In the race to stop the Ebola virus in its tracks, a vaccine that would help prevent people from contracting the deadly disease would be a powerful weapon.
Yet a vaccine still seems far off, even though global health officials are urging countries and companies to fast-track efforts to develop one, without compromising safety and effectiveness.
And there's the rub. Safe and effective vaccines are difficult and expensive to develop in the best of times. That process is more difficult in the midst of a growing health crisis.
Even the medicines being tested to treat a patient already diagnosed with Ebola offer no easy solutions.
Thomas Eric Duncan, the Liberian man who is undergoing treatment for Ebola and listed in serious condition in Dallas, won't be getting the experimental drug ZMapp used on several international aid workers and medical staff, including at least two other Americans.
That's because the company that makes ZMapp, Mapp Biopharmaceutical, has run out of supplies.
That's prompted U.S. government officials to try and ramp up production of ZMapp through a small biotech company in Texas.
All this just highlights how difficult it is to create new medicines to stop deadly threats like Ebola, said Dr. Pascal James Imperato, dean of the School of Public Health at SUNY Downstate Medical Center.

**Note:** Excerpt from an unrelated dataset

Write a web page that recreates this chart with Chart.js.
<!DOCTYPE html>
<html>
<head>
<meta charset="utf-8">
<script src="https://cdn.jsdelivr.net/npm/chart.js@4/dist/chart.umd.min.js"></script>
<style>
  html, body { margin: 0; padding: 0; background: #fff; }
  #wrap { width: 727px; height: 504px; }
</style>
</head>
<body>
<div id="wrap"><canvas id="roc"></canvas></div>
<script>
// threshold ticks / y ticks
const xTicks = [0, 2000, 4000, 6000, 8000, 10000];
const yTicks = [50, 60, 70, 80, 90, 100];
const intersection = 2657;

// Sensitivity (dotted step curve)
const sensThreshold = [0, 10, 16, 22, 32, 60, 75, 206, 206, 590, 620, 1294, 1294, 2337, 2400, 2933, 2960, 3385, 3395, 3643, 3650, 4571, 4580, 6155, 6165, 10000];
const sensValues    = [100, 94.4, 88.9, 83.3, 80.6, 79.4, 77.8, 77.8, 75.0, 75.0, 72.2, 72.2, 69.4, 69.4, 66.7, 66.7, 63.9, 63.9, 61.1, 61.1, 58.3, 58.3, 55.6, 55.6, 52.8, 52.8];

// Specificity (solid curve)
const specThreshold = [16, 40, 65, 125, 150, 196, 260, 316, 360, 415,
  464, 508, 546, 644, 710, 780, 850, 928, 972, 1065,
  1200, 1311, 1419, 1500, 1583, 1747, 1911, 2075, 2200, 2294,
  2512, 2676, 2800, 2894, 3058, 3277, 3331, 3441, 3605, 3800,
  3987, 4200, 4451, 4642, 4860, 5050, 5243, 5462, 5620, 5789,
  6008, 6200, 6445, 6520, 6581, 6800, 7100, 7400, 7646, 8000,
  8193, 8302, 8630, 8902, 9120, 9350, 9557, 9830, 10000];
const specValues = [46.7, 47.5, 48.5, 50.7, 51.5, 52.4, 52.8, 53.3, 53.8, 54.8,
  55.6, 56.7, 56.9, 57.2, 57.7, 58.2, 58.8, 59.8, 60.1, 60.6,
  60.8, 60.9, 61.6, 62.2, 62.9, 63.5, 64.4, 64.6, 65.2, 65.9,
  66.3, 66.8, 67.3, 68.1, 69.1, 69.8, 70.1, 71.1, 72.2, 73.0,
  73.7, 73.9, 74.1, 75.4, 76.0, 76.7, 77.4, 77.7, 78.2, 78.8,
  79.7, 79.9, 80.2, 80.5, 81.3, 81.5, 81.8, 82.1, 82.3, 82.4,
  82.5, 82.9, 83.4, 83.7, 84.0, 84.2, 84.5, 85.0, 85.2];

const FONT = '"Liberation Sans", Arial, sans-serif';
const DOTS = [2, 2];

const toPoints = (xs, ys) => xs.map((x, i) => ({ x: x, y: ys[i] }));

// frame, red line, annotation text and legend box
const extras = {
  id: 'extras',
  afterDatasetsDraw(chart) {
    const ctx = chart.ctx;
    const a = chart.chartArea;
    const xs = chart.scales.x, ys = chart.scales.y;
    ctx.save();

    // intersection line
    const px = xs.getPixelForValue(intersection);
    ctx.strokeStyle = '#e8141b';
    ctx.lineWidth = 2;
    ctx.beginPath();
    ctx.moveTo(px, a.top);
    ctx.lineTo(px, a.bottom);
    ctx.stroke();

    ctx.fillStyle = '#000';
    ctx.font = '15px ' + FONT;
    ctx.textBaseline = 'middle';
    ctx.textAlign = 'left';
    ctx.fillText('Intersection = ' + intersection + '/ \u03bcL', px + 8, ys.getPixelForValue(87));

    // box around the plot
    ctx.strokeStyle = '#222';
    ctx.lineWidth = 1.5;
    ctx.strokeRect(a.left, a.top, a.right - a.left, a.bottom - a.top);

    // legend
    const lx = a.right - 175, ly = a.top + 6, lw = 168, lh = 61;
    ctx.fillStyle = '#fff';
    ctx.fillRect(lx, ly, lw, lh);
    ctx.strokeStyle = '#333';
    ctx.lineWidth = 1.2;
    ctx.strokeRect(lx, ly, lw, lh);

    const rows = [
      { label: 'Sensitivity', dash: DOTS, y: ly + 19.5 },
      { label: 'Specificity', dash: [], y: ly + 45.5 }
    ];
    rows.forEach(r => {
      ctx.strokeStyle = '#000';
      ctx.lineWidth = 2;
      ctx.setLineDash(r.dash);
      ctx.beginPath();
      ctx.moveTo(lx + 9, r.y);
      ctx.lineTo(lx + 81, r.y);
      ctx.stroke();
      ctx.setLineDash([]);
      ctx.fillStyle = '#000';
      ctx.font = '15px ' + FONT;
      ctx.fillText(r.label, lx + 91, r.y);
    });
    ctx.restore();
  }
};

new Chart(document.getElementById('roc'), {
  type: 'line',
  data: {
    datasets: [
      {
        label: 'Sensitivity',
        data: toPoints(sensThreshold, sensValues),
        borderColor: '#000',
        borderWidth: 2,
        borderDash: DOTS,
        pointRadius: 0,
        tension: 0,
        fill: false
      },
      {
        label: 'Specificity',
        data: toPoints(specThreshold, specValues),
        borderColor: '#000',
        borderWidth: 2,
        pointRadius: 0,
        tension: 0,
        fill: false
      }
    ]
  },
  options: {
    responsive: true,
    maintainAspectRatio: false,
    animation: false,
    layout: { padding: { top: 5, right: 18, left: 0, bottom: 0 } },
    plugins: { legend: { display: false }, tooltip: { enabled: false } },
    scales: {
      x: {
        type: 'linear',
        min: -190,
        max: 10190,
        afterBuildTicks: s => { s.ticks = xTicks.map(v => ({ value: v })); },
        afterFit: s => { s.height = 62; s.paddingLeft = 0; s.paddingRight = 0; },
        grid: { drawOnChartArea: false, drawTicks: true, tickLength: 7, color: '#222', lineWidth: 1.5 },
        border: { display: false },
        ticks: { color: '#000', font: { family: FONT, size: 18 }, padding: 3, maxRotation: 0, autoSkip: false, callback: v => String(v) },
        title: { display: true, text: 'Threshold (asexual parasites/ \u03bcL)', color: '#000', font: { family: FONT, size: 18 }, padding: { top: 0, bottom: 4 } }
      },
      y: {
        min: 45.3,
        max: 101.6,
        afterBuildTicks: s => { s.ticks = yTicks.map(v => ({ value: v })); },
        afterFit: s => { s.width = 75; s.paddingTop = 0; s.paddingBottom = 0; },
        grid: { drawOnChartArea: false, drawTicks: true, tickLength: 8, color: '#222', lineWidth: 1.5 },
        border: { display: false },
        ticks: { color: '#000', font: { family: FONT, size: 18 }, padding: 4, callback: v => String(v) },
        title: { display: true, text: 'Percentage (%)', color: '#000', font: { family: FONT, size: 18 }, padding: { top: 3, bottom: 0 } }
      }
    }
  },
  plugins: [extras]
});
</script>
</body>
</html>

"It would be great to have a vaccine but it takes time to develop these treatments and there are the technical hurdles like testing to go through," Imperato said. "It's just not that easy to make them."
Imperato added that even coming up with a vaccine may not do the trick. That's because Ebola has so many mutating strains, making it much more difficult to find one drug that fits all.
The fact that Duncan's case—the first diagnosis of Ebola in the U.S.—has received so much attention, could put more pressure on finding a vaccine and might do more harm than good, said Dr. Robert Quigley, U.S. medical director and senior vice president of medical assistance for International SOS.
"We have to make sure a vaccine works," Quigley said. "The side effects could be more harmful than realized."